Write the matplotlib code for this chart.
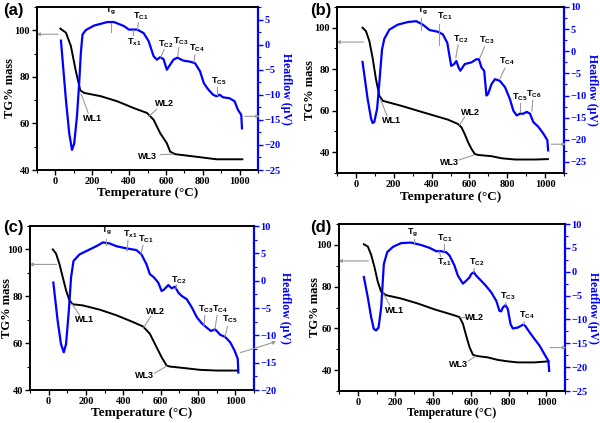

...

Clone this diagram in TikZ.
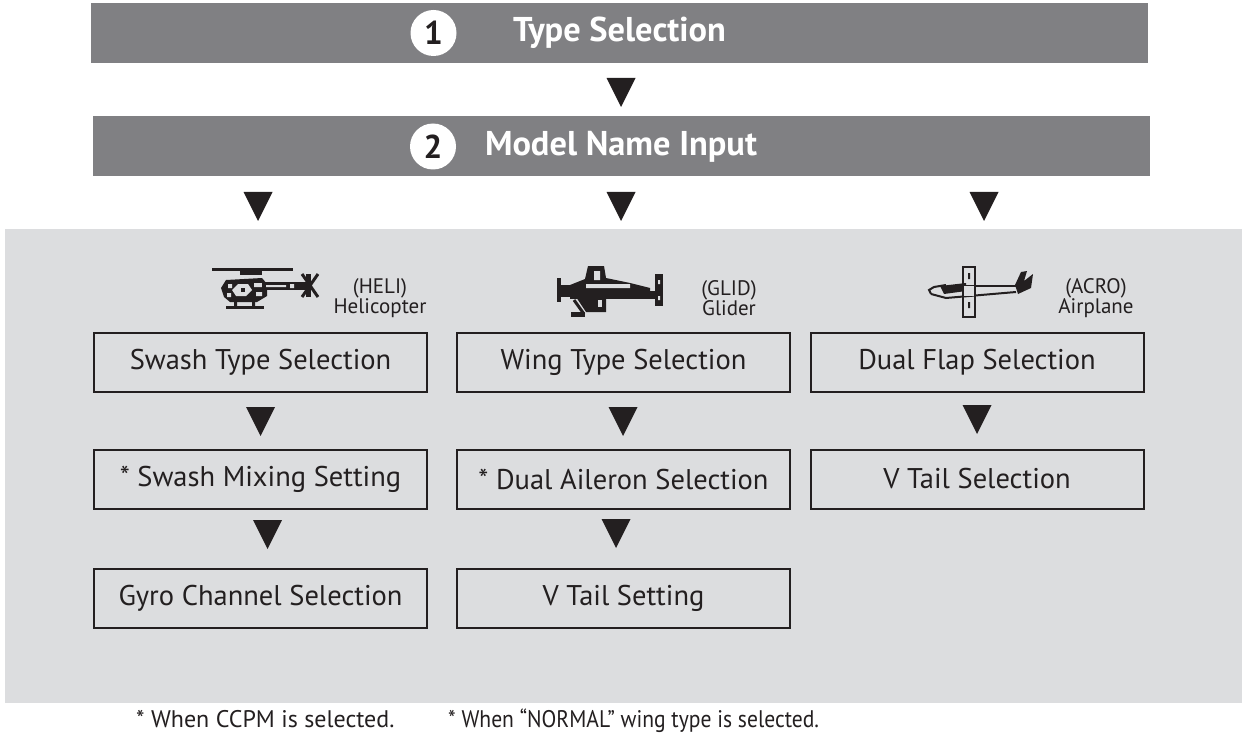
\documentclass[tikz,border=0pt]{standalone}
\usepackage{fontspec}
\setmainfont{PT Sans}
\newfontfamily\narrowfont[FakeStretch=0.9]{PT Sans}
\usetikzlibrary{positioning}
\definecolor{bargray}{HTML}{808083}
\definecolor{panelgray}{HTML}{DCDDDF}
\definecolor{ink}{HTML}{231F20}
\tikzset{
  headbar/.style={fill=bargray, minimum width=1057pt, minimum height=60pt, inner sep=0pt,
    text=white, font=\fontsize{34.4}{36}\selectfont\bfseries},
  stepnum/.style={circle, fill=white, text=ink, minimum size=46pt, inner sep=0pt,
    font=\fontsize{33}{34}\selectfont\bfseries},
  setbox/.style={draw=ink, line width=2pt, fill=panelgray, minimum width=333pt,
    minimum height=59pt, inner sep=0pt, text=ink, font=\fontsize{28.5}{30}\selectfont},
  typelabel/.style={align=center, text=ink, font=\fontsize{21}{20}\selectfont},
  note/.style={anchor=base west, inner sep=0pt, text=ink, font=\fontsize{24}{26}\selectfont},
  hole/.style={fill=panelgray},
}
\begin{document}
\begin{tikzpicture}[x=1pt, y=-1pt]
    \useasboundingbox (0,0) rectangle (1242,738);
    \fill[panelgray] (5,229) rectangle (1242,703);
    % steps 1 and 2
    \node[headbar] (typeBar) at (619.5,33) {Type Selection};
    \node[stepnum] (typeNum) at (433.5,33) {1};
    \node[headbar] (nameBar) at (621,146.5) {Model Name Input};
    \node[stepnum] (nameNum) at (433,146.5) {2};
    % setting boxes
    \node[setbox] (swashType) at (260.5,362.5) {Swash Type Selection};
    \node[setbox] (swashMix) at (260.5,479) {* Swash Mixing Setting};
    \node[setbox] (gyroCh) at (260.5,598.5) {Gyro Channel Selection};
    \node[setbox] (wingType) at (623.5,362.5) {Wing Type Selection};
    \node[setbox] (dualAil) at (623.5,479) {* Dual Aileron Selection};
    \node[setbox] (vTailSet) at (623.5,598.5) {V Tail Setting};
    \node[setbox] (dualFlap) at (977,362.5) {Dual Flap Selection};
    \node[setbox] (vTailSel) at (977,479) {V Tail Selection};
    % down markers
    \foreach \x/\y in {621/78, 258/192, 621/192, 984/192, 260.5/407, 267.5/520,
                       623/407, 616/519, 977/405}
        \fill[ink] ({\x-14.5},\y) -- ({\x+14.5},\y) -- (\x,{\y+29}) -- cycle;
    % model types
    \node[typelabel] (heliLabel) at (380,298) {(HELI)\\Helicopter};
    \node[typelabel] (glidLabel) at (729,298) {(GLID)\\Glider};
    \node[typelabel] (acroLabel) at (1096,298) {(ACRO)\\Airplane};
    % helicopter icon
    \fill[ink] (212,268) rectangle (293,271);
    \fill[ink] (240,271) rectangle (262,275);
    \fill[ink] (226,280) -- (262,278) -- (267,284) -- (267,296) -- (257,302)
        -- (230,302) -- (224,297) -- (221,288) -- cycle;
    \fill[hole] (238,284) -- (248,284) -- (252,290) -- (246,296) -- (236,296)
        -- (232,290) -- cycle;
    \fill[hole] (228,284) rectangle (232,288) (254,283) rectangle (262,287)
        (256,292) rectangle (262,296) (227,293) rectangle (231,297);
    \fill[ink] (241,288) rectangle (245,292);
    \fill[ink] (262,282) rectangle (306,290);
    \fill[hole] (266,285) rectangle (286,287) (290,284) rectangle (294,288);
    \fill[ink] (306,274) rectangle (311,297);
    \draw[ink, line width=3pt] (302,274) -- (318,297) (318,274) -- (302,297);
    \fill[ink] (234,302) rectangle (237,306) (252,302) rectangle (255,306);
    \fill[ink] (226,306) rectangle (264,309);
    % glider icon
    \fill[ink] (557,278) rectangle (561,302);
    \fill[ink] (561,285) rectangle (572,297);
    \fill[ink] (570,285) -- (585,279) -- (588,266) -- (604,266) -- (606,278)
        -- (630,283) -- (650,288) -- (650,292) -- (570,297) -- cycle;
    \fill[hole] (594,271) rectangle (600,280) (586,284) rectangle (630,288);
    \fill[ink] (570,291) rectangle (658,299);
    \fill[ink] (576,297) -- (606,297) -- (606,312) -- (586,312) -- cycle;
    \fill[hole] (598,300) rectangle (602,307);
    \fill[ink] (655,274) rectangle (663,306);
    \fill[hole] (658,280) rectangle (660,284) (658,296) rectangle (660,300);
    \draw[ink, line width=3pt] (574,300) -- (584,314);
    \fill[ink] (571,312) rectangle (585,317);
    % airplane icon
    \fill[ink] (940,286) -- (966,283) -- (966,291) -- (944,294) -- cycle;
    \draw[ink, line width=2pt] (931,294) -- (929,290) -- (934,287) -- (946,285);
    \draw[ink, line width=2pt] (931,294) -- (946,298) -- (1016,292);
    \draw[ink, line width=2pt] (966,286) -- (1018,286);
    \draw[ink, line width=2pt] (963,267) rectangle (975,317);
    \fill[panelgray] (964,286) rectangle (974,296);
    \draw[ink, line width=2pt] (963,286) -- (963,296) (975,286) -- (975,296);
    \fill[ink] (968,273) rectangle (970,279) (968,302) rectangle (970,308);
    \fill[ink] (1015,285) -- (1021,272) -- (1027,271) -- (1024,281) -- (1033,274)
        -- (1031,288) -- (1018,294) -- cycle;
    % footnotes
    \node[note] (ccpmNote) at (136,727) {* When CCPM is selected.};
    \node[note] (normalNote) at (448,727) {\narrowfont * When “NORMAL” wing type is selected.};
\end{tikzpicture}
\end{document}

* * *

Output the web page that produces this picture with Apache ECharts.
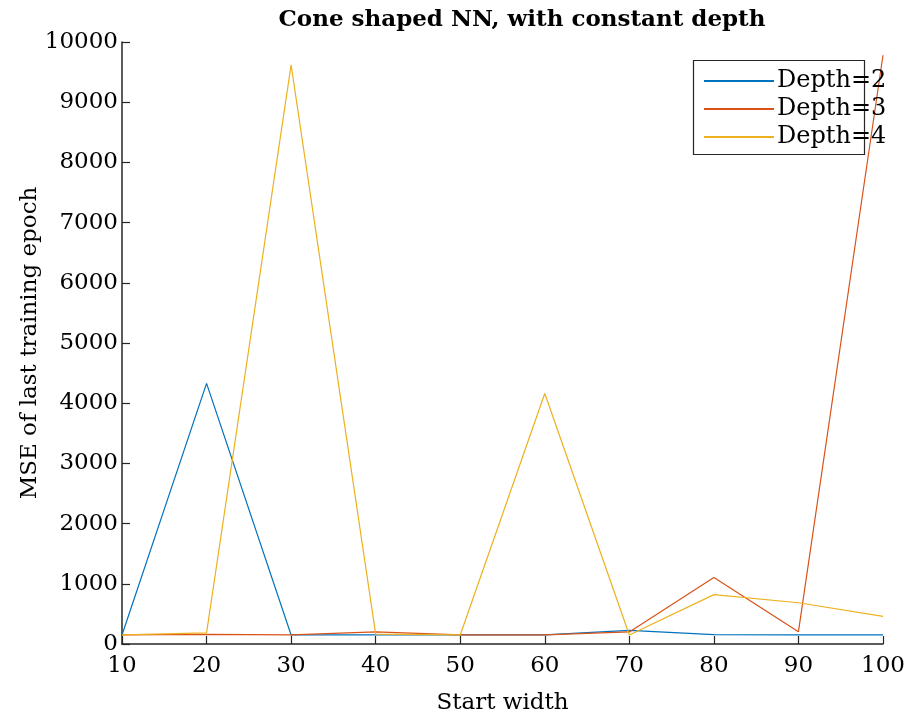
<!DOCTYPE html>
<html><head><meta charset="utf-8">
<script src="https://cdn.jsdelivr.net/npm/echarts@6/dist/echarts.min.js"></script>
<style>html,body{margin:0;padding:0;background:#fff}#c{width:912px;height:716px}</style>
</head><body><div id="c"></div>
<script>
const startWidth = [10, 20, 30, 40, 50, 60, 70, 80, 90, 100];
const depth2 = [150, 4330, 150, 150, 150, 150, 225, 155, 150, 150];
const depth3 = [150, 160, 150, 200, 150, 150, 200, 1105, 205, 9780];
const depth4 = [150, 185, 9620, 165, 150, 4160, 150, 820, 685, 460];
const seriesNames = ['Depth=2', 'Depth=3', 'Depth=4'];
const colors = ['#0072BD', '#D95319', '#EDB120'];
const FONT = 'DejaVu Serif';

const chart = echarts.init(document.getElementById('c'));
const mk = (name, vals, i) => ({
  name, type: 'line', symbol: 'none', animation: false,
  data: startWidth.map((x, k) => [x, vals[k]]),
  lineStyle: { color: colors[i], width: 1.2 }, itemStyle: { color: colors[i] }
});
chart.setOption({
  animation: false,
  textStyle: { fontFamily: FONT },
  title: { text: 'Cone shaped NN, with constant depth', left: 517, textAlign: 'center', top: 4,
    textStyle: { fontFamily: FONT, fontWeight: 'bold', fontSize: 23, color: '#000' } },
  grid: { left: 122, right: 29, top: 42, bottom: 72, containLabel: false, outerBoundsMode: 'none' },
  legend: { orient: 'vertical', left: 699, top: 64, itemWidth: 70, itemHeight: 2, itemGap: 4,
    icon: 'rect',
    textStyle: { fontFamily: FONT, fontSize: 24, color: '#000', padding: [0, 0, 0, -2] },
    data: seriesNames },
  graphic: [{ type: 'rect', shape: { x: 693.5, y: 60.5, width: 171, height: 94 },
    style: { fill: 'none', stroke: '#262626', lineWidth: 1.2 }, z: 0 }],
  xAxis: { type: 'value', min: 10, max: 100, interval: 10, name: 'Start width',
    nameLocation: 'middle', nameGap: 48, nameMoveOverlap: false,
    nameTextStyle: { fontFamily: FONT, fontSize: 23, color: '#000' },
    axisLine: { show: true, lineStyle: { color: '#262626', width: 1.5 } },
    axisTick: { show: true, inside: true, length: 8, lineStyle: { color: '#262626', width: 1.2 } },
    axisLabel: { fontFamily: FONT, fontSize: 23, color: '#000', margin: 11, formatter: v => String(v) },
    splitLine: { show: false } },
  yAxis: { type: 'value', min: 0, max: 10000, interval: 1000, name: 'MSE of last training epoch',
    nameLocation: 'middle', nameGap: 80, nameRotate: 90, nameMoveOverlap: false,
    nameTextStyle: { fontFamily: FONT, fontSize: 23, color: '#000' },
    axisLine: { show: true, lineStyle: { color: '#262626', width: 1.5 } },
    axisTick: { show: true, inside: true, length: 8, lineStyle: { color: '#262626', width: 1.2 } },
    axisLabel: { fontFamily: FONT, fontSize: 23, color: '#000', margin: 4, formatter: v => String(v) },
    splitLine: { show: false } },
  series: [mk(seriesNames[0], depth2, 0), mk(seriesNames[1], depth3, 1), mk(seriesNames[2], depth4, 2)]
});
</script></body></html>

**Written instruction:** Where a line in the material contains "with", copy that line.

**Task answer:**
Output the web page that produces this picture with Apache ECharts.
  title: { text: 'Cone shaped NN, with constant depth', left: 517, textAlign: 'center', top: 4,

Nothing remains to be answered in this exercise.